- **EXERCISE DIRECTIONS**: Do not copy the pictures; transcribe all other material exactly.

- **SOURCE MATERIAL**:
## start
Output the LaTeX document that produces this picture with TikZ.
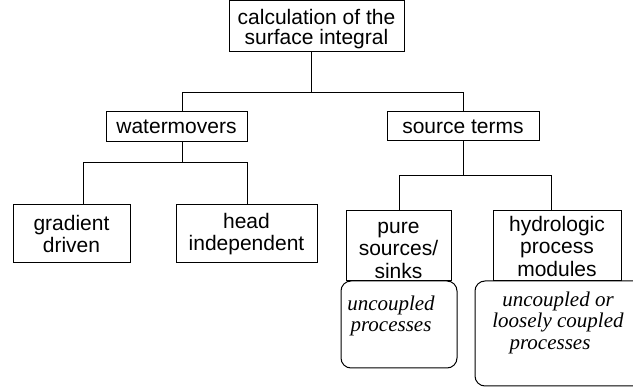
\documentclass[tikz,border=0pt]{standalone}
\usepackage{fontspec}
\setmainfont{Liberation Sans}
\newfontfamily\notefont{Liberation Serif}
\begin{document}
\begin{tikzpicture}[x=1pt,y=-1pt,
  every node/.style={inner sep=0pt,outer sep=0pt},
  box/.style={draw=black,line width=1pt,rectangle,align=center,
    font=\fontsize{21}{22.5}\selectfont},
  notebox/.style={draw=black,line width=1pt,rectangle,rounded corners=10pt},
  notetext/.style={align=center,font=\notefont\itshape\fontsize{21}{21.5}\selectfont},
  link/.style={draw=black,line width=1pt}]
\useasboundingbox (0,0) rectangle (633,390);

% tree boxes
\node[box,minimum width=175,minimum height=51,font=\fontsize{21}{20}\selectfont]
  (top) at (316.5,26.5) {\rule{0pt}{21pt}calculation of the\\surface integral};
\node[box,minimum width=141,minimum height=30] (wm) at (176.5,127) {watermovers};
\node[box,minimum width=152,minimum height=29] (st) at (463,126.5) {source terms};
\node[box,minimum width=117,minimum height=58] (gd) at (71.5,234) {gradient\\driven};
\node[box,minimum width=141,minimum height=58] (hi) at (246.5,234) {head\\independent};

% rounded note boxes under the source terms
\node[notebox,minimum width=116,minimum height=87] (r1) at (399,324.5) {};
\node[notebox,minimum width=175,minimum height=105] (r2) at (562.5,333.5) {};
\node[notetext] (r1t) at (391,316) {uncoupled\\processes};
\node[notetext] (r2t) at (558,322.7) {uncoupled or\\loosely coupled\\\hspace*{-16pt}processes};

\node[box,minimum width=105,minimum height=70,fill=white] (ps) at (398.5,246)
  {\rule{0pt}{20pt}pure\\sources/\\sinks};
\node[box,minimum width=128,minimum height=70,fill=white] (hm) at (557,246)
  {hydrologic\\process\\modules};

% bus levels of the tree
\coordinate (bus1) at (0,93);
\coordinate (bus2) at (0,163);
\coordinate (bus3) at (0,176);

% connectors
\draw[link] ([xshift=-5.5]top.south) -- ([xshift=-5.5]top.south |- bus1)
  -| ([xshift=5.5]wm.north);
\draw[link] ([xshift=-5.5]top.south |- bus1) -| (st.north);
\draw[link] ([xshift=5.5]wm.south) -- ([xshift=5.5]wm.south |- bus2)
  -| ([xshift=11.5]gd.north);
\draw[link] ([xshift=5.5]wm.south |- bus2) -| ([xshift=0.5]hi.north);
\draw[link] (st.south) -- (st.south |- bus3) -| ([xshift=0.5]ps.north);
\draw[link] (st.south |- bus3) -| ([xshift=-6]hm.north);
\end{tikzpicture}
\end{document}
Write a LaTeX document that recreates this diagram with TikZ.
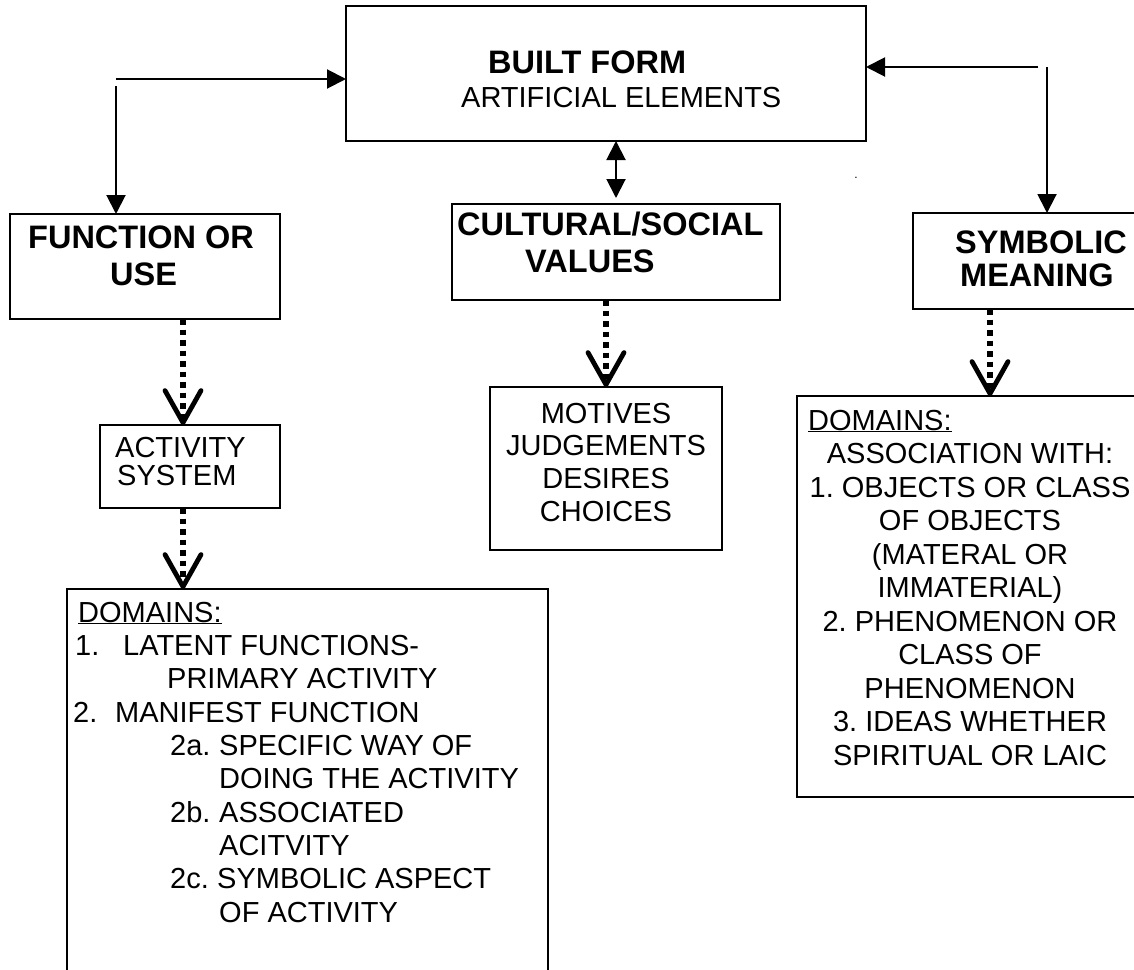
## end
- **IN RESPONSE**:
Output the LaTeX document that produces this picture with TikZ.
\documentclass[tikz,border=0pt]{standalone}
\usepackage{fontspec}
\setmainfont{Liberation Sans}
\newfontfamily\notefont{Liberation Serif}
\begin{document}
\begin{tikzpicture}[x=1pt,y=-1pt,
  every node/.style={inner sep=0pt,outer sep=0pt},
  box/.style={draw=black,line width=1pt,rectangle,align=center,
    font=\fontsize{21}{22.5}\selectfont},
  notebox/.style={draw=black,line width=1pt,rectangle,rounded corners=10pt},
  notetext/.style={align=center,font=\notefont\itshape\fontsize{21}{21.5}\selectfont},
  link/.style={draw=black,line width=1pt}]
\useasboundingbox (0,0) rectangle (633,390);

% tree boxes
\node[box,minimum width=175,minimum height=51,font=\fontsize{21}{20}\selectfont]
  (top) at (316.5,26.5) {\rule{0pt}{21pt}calculation of the\\surface integral};
\node[box,minimum width=141,minimum height=30] (wm) at (176.5,127) {watermovers};
\node[box,minimum width=152,minimum height=29] (st) at (463,126.5) {source terms};
\node[box,minimum width=117,minimum height=58] (gd) at (71.5,234) {gradient\\driven};
\node[box,minimum width=141,minimum height=58] (hi) at (246.5,234) {head\\independent};

% rounded note boxes under the source terms
\node[notebox,minimum width=116,minimum height=87] (r1) at (399,324.5) {};
\node[notebox,minimum width=175,minimum height=105] (r2) at (562.5,333.5) {};
\node[notetext] (r1t) at (391,316) {uncoupled\\processes};
\node[notetext] (r2t) at (558,322.7) {uncoupled or\\loosely coupled\\\hspace*{-16pt}processes};

\node[box,minimum width=105,minimum height=70,fill=white] (ps) at (398.5,246)
  {\rule{0pt}{20pt}pure\\sources/\\sinks};
\node[box,minimum width=128,minimum height=70,fill=white] (hm) at (557,246)
  {hydrologic\\process\\modules};

% bus levels of the tree
\coordinate (bus1) at (0,93);
\coordinate (bus2) at (0,163);
\coordinate (bus3) at (0,176);

% connectors
\draw[link] ([xshift=-5.5]top.south) -- ([xshift=-5.5]top.south |- bus1)
  -| ([xshift=5.5]wm.north);
\draw[link] ([xshift=-5.5]top.south |- bus1) -| (st.north);
\draw[link] ([xshift=5.5]wm.south) -- ([xshift=5.5]wm.south |- bus2)
  -| ([xshift=11.5]gd.north);
\draw[link] ([xshift=5.5]wm.south |- bus2) -| ([xshift=0.5]hi.north);
\draw[link] (st.south) -- (st.south |- bus3) -| ([xshift=0.5]ps.north);
\draw[link] (st.south |- bus3) -| ([xshift=-6]hm.north);
\end{tikzpicture}
\end{document}
Write a LaTeX document that recreates this diagram with TikZ.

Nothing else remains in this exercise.